** START RECORDS SHOWN **
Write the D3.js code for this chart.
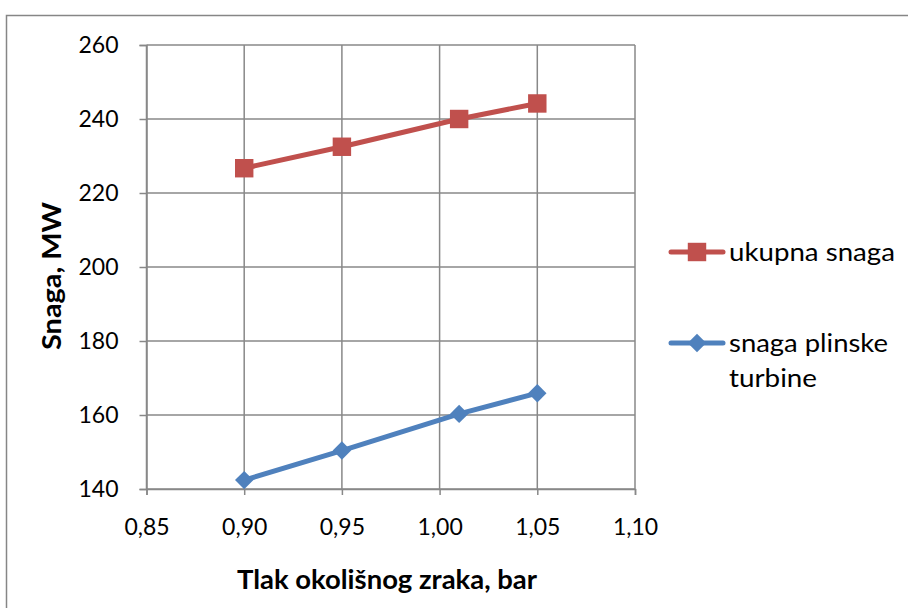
** END RECORDS SHOWN **
** START RECORDS SHOWN **
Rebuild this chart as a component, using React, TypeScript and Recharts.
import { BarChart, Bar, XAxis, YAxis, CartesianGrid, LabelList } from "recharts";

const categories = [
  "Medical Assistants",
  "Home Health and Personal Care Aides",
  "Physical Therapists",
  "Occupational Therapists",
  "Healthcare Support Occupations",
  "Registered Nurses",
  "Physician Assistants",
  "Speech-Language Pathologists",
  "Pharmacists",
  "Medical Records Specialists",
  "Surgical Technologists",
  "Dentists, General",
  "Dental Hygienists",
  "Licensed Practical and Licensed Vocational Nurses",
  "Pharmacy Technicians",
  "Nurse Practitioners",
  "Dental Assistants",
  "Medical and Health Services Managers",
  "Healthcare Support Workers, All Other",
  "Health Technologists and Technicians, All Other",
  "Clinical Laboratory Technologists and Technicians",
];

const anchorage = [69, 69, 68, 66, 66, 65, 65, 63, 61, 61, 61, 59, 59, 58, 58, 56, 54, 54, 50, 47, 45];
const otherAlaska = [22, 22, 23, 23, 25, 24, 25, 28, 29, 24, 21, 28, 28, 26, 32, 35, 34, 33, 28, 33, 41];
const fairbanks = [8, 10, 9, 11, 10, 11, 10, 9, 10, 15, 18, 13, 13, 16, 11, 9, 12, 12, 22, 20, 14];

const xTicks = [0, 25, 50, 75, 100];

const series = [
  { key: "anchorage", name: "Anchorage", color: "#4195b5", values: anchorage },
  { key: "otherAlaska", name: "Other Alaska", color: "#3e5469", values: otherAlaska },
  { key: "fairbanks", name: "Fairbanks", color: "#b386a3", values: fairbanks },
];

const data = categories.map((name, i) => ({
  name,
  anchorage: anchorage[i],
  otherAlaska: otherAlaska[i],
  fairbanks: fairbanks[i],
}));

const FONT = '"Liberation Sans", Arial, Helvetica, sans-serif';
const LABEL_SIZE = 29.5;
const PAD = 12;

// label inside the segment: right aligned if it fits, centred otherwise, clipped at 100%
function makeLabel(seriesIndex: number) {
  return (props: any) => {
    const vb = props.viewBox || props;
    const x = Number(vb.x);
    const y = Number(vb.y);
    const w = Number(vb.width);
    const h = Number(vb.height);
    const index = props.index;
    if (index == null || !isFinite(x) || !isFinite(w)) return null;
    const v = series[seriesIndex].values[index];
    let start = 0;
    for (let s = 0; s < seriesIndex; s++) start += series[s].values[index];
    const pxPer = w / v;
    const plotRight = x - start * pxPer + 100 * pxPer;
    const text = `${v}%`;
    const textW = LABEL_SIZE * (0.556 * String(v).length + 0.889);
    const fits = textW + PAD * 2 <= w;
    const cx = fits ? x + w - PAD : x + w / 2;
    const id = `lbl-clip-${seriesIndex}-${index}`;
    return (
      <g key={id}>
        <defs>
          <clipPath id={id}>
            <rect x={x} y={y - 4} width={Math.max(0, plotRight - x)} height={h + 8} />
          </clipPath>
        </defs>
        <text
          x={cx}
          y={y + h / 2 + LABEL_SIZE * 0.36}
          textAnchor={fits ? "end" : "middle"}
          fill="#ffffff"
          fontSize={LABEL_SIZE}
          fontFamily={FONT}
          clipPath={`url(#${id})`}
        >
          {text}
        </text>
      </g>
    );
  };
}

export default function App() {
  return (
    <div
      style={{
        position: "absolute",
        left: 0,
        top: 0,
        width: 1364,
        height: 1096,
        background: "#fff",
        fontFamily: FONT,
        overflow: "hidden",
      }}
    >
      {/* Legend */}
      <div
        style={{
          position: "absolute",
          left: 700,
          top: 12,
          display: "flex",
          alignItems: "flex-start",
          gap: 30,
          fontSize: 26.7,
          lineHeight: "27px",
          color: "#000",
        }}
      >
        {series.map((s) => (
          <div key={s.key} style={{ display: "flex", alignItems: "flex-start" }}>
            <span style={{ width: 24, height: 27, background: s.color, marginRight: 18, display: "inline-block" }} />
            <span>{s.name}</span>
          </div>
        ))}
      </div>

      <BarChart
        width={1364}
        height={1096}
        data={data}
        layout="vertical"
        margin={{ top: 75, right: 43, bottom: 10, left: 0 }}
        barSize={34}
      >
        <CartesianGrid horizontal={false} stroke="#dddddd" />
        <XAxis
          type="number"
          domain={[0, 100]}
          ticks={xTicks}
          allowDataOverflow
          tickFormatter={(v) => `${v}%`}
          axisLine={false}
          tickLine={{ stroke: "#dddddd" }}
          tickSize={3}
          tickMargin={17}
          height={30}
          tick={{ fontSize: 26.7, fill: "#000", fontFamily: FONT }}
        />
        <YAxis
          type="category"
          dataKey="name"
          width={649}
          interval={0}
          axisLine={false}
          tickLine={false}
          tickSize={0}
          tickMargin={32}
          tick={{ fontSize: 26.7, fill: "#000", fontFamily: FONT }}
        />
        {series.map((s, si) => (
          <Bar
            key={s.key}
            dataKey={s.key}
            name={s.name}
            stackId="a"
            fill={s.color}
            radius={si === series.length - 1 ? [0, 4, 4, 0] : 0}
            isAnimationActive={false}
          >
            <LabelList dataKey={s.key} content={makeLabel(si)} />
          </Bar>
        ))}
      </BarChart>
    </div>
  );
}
** END RECORDS SHOWN **
## [EXERCISE AIM]
As listed above, the lines from the line with "Rebuild this chart" to the line with "YAxis, CartesianGrid, LabelList" are to be echoed exactly, with both ends included and nothing added.

## [WORKED SOLUTION]
Rebuild this chart as a component, using React, TypeScript and Recharts.
import { BarChart, Bar, XAxis, YAxis, CartesianGrid, LabelList } from "recharts";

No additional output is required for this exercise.